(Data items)
▬▬▬▬▬▬▬▬▬▬

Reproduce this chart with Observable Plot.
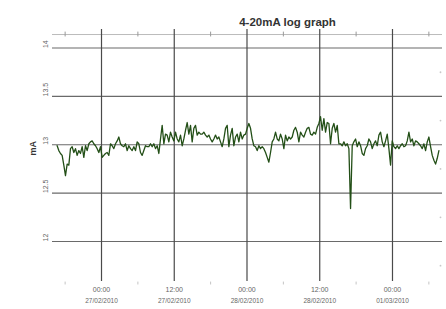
<!DOCTYPE html>
<html><head><meta charset="utf-8">
<script src="https://cdn.jsdelivr.net/npm/d3@7"></script>
<script src="https://cdn.jsdelivr.net/npm/@observablehq/plot@0.6"></script>
<style>body{margin:0;background:#fff}</style>
</head><body><div id="chart"></div>
<script>
const title = "4-20mA log graph";
const yLabel = "mA";
const startTime = "2010-02-26T16:41:00";
const sampleMinutes = 16.5;
const values = [
12.99,12.94,12.91,12.89,12.79,12.68,12.80,12.79,12.96,12.98,
12.92,12.96,12.89,12.94,12.91,12.98,12.87,12.99,12.94,13.01,
13.03,13.04,13.01,12.99,12.96,12.92,12.98,12.87,12.89,12.91,
12.92,12.89,13.01,12.99,12.96,13.01,13.04,13.08,13.01,12.99,
12.98,13.01,12.94,12.99,12.96,12.94,12.98,12.94,13.03,13.01,
12.92,12.89,12.94,12.99,12.98,12.98,13.01,12.98,13.01,12.96,
12.99,12.91,13.06,13.20,13.01,13.11,13.10,13.03,13.13,13.08,
13.04,13.13,13.06,13.03,13.10,12.99,13.06,13.15,13.23,13.11,
13.20,13.03,13.17,13.20,13.10,13.13,13.11,13.11,13.13,13.10,
13.08,13.10,13.06,13.03,13.06,13.10,13.06,13.08,13.03,12.98,
13.06,13.17,13.20,12.98,13.10,13.17,12.99,13.08,13.11,13.03,
13.13,13.06,13.10,13.11,13.17,13.22,13.17,13.06,12.99,12.98,
12.94,12.99,12.96,12.98,12.96,12.92,12.87,12.82,12.92,13.03,
13.06,13.13,13.06,13.04,13.11,13.06,12.96,13.10,13.04,13.08,
13.06,13.08,13.15,13.18,13.13,13.03,13.13,13.10,13.08,13.13,
13.17,13.18,13.11,13.10,13.13,13.11,13.18,13.22,13.29,13.15,
13.27,13.13,13.23,13.22,13.01,13.17,13.22,13.13,13.20,13.01,
13.01,12.99,13.03,12.99,13.01,12.96,12.34,12.99,13.03,13.06,
12.98,13.03,12.99,12.91,12.89,12.96,12.99,13.06,13.03,12.96,
13.01,13.04,12.99,13.10,13.13,13.03,12.98,13.04,13.11,12.96,
12.79,13.04,12.98,12.96,12.99,12.96,12.99,13.01,12.98,12.99,
13.04,13.13,13.03,13.06,12.99,13.04,13.03,13.01,12.99,12.96,
13.01,12.94,13.03,13.08,12.98,12.89,12.84,12.80,12.86,12.94
];
const majorYTicks = [12, 12.5, 13, 13.5, 14];
const yTickLabels = ["12", "12.5", "13", "13.5", "14"];
const minorYTicks = [11.75, 12.25, 12.75, 13.25, 13.75];
const majorXTicks = ["2010-02-27T00:00:00", "2010-02-27T12:00:00", "2010-02-28T00:00:00", "2010-02-28T12:00:00", "2010-03-01T00:00:00"];
const minorXTicks = ["2010-02-26T18:00:00", "2010-02-27T06:00:00", "2010-02-27T18:00:00", "2010-02-28T06:00:00", "2010-02-28T18:00:00", "2010-03-01T06:00:00"];
const xDomain = ["2010-02-26T15:55:00", "2010-03-01T08:15:00"];
const yDomain = [11.586, 14.192];
const topLine = 14.14;

const t0 = new Date(startTime).getTime();
const data = values.map((v, i) => ({t: new Date(t0 + i * sampleMinutes * 60000), v}));
const majX = majorXTicks.map(s => new Date(s));
const minX = minorXTicks.map(s => new Date(s));
const fmtTime = d3.timeFormat("%H:%M");
const fmtDate = d3.timeFormat("%d/%m/%Y");

const chart = Plot.plot({
  width: 446, height: 309,
  marginLeft: 52, marginRight: 4, marginTop: 29, marginBottom: 28,
  style: {fontFamily: "'Liberation Sans', Arial, sans-serif", background: "#fff"},
  x: {type: "time", domain: xDomain.map(s => new Date(s)), axis: null},
  y: {domain: yDomain, axis: null},
  marks: [
    Plot.ruleY([topLine], {stroke: "#bbb", strokeWidth: 1}),
    Plot.ruleY(majorYTicks, {stroke: "#6a6a6a", strokeWidth: 1.1}),
    Plot.ruleX(majX, {stroke: "#4a4a4a", strokeWidth: 1.2}),
    Plot.ruleX(minX, {y1: topLine - 0.025, y2: topLine + 0.025, stroke: "#999"}),
    Plot.ruleX(minX, {y1: 11.55, y2: 11.58, stroke: "#c4c4c4"}),
    Plot.dot(minorYTicks, {y: d => d, frameAnchor: "right", dx: -2, r: 0.9, fill: "#c8c8c8", stroke: null}),
    Plot.lineY(data, {x: "t", y: "v", stroke: "#234f17", strokeWidth: 1.3}),
    Plot.text(majorYTicks, {y: d => d, text: (d, i) => yTickLabels[i], frameAnchor: "left", dx: -7, rotate: -90, fontSize: 7, fill: "#666"}),
    Plot.text([yLabel], {text: d => d, frameAnchor: "left", dx: -19, rotate: -90, fontSize: 9, fontWeight: "bold", fill: "#333"}),
    Plot.text(majX, {x: d => d, text: d => fmtTime(d), frameAnchor: "bottom", dy: 10, fontSize: 7, fill: "#666"}),
    Plot.text(majX, {x: d => d, text: d => fmtDate(d), frameAnchor: "bottom", dy: 21, fontSize: 6.5, fill: "#666"}),
    Plot.text([title], {text: d => d, frameAnchor: "top", dx: 40, dy: -12, fontSize: 11.5, fontWeight: "bold", fill: "#333"})
  ]
});
document.getElementById("chart").appendChild(chart);
</script>
</body></html>
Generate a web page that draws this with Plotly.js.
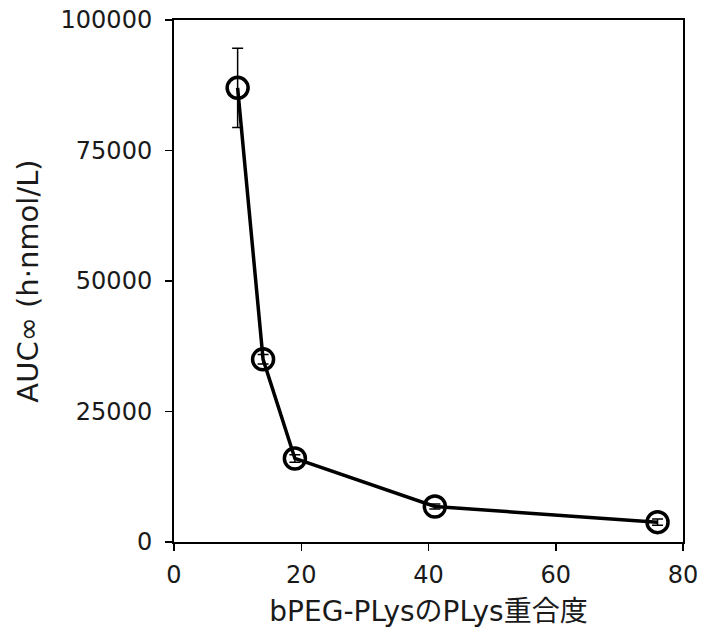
<!DOCTYPE html>
<html>
<head>
<meta charset="utf-8">
<script src="https://cdn.plot.ly/plotly-3.0.1.min.js"></script>
<style>html,body{margin:0;padding:0;background:#fff;}#chart{width:704px;height:642px;}</style>
</head>
<body>
<div id="chart"></div>
<script>
const degree = [10, 14, 19, 41, 76];
const auc = [87000, 35000, 16000, 6800, 3800];
const aucErr = [7600, 900, 700, 500, 600];
const xTicks = [0, 20, 40, 60, 80];
const yTicks = [0, 25000, 50000, 75000, 100000];

const font = "'DejaVu Sans', 'Noto Sans CJK JP', sans-serif";

Plotly.newPlot('chart', [{
  x: degree,
  y: auc,
  type: 'scatter',
  mode: 'lines+markers',
  line: {color: '#000', width: 3.5},
  marker: {symbol: 'circle-open', size: 21, color: '#000', line: {width: 3.5, color: '#000'}},
  error_y: {type: 'data', array: aucErr, visible: true, color: '#000', thickness: 1.5, width: 5.5},
  hoverinfo: 'none'
}], {
  width: 704, height: 642,
  margin: {l: 174, r: 21, t: 20, b: 100},
  paper_bgcolor: '#fff', plot_bgcolor: '#fff',
  showlegend: false,
  font: {family: font, color: '#1a1a1a', size: 24},
  xaxis: {
    range: [0, 80], tickvals: xTicks, ticktext: xTicks.map(String),
    showgrid: false, zeroline: false,
    showline: true, linecolor: '#000', linewidth: 2, mirror: true,
    ticks: 'outside', ticklen: 7, tickwidth: 1.5, tickcolor: '#000',
    ticklabelstandoff: 3,
    tickfont: {family: font, size: 24, color: '#1a1a1a'},
    title: {text: 'bPEG-PLysのPLys重合度', font: {family: font, size: 28, color: '#1a1a1a'}, standoff: 14}
  },
  yaxis: {
    range: [0, 100000], tickvals: yTicks, ticktext: yTicks.map(String),
    showgrid: false, zeroline: false,
    showline: true, linecolor: '#000', linewidth: 2, mirror: true,
    ticks: 'outside', ticklen: 7, tickwidth: 1.5, tickcolor: '#000',
    ticklabelstandoff: 8,
    tickfont: {family: font, size: 24, color: '#1a1a1a'},
    title: {text: 'AUC∞ (h·nmol/L)', font: {family: font, size: 29, color: '#1a1a1a'}, standoff: 13}
  }
}, {staticPlot: true});
</script>
</body>
</html>
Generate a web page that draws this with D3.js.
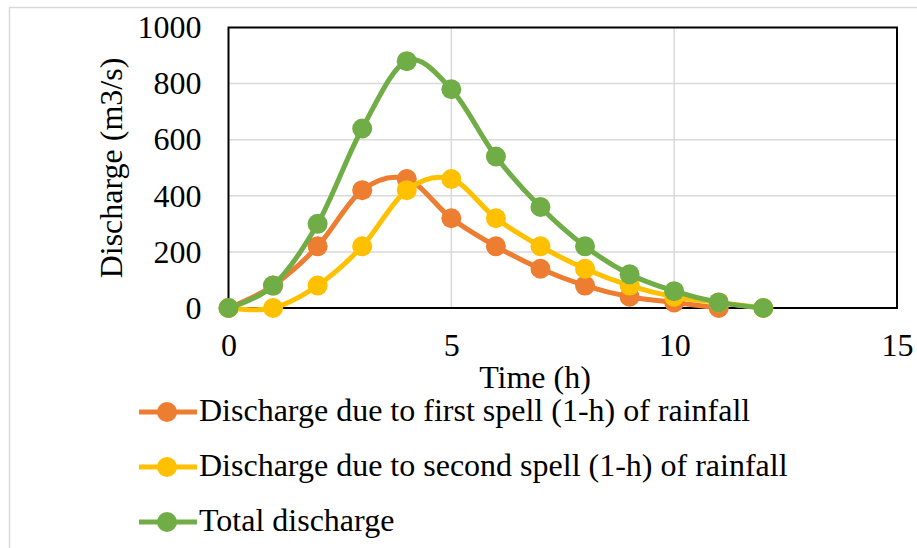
<!DOCTYPE html>
<html>
<head>
<meta charset="utf-8">
<script src="https://cdn.jsdelivr.net/npm/d3@7"></script>
<style>
  body { margin: 0; background: #fff; }
</style>
</head>
<body>
<svg id="chart" width="917" height="548"></svg>
<script>
// hours since start of rainfall
const time = [0, 1, 2, 3, 4, 5, 6, 7, 8, 9, 10, 11, 12];
const firstSpell  = [0, 80, 220, 420, 460, 320, 220, 140, 80, 40, 20, 0];
const secondSpell = [0, 0, 80, 220, 420, 460, 320, 220, 140, 80, 40, 20, 0];
const totalFlow   = [0, 80, 300, 640, 880, 780, 540, 360, 220, 120, 60, 20, 0];

const xTicks = [0, 5, 10, 15];
const yTicks = [0, 200, 400, 600, 800, 1000];

const series = [
  { name: "Discharge due to first spell (1-h) of rainfall",  values: firstSpell,  color: "#ED7D31" },
  { name: "Discharge due to second spell (1-h) of rainfall", values: secondSpell, color: "#FFC000" },
  { name: "Total discharge",                                  values: totalFlow,   color: "#70AD47" },
];

const SERIF = "Liberation Serif";
const FONT = 32;

const svg = d3.select("#chart")
  .attr("font-family", SERIF);
const plot = { left: 228.5, right: 897, top: 27.5, bottom: 308 };

// outer chart frame (runs off the right and bottom edge)
svg.append("rect")
  .attr("x", 9.5).attr("y", 7.5)
  .attr("width", 940).attr("height", 600)
  .attr("fill", "none")
  .attr("stroke", "#D9D9D9")
  .attr("stroke-width", 1.5);

const x = d3.scaleLinear().domain([0, 15]).range([plot.left, plot.right]);
const y = d3.scaleLinear().domain([0, 1000]).range([plot.bottom, plot.top]);

// gridlines
const grid = svg.append("g").attr("class", "grid");
grid.selectAll(".hgrid")
  .data(yTicks.slice(1, -1))
  .enter().append("line")
  .attr("x1", plot.left).attr("x2", plot.right)
  .attr("y1", d => y(d)).attr("y2", d => y(d))
  .attr("stroke", "#D9D9D9").attr("stroke-width", 1.5);
grid.selectAll(".vgrid")
  .data(xTicks.slice(1, -1))
  .enter().append("line")
  .attr("x1", d => x(d)).attr("x2", d => x(d))
  .attr("y1", plot.top).attr("y2", plot.bottom)
  .attr("stroke", "#D9D9D9").attr("stroke-width", 1.5);

// plot border
svg.append("rect")
  .attr("x", plot.left).attr("y", plot.top)
  .attr("width", plot.right - plot.left)
  .attr("height", plot.bottom - plot.top)
  .attr("fill", "none")
  .attr("stroke", "#000")
  .attr("stroke-width", 2);

// axes (labels only, frame drawn above)
const xAxis = svg.append("g")
  .attr("transform", `translate(0,${plot.bottom})`)
  .call(d3.axisBottom(x).tickValues(xTicks).tickFormat(d3.format("d")).tickSize(0).tickPadding(48));
const yAxis = svg.append("g")
  .attr("transform", `translate(${plot.left},0)`)
  .call(d3.axisLeft(y).tickValues(yTicks).tickFormat(d3.format("d")).tickSize(0).tickPadding(27));
[xAxis, yAxis].forEach(g => {
  g.attr("font-family", SERIF).attr("font-size", FONT);
  g.select(".domain").remove();
  g.selectAll("text").attr("fill", "#000");
});
xAxis.selectAll("text").attr("dy", "0");

// axis titles
svg.append("text")
  .attr("x", 535).attr("y", 388)
  .attr("text-anchor", "middle")
  .attr("font-size", FONT)
  .text("Time (h)");
svg.append("text")
  .attr("transform", "translate(122,168) rotate(-90)")
  .attr("text-anchor", "middle")
  .attr("font-size", FONT)
  .text("Discharge (m3/s)");

// series
const line = d3.line()
  .x((d, i) => x(time[i]))
  .y(d => y(d))
  .curve(d3.curveCardinal.tension(0));

series.forEach(s => {
  const g = svg.append("g");
  g.append("path")
    .attr("d", line(s.values))
    .attr("fill", "none")
    .attr("stroke", s.color)
    .attr("stroke-width", 5)
    .attr("stroke-linejoin", "round");
  g.selectAll("circle")
    .data(s.values)
    .enter().append("circle")
    .attr("cx", (d, i) => x(time[i]))
    .attr("cy", d => y(d))
    .attr("r", 10)
    .attr("fill", s.color);
});

// legend
const legend = svg.append("g");
const rowY = [412, 467, 522];
series.forEach((s, i) => {
  const row = legend.append("g").attr("transform", `translate(0,${rowY[i]})`);
  row.append("line")
    .attr("x1", 139).attr("x2", 197)
    .attr("stroke", s.color).attr("stroke-width", 5);
  row.append("circle")
    .attr("cx", 167).attr("r", 10)
    .attr("fill", s.color);
  row.append("text")
    .attr("x", 199).attr("y", 9)
    .attr("font-size", FONT)
    .text(s.name);
});
</script>
</body>
</html>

▬▬▬▬▬▬▬▬▬▬

#### [Instructions for the task]
Exactly the lines starting at the line containing "Generate a web page that draws this with Plotly.js." and ending at the line containing "Sans', 'Noto Sans" should be transcribed, both included; omit the pictures.

#### [Solution to the problem]
Generate a web page that draws this with Plotly.js.
<!DOCTYPE html>
<html>
<head>
<meta charset="utf-8">
<script src="https://cdn.plot.ly/plotly-3.0.1.min.js"></script>
<style>html,body{margin:0;padding:0;background:#fff;}#chart{width:704px;height:642px;}</style>
</head>
<body>
<div id="chart"></div>
<script>
const degree = [10, 14, 19, 41, 76];
const auc = [87000, 35000, 16000, 6800, 3800];
const aucErr = [7600, 900, 700, 500, 600];
const xTicks = [0, 20, 40, 60, 80];
const yTicks = [0, 25000, 50000, 75000, 100000];

const font = "'DejaVu Sans', 'Noto Sans CJK JP', sans-serif";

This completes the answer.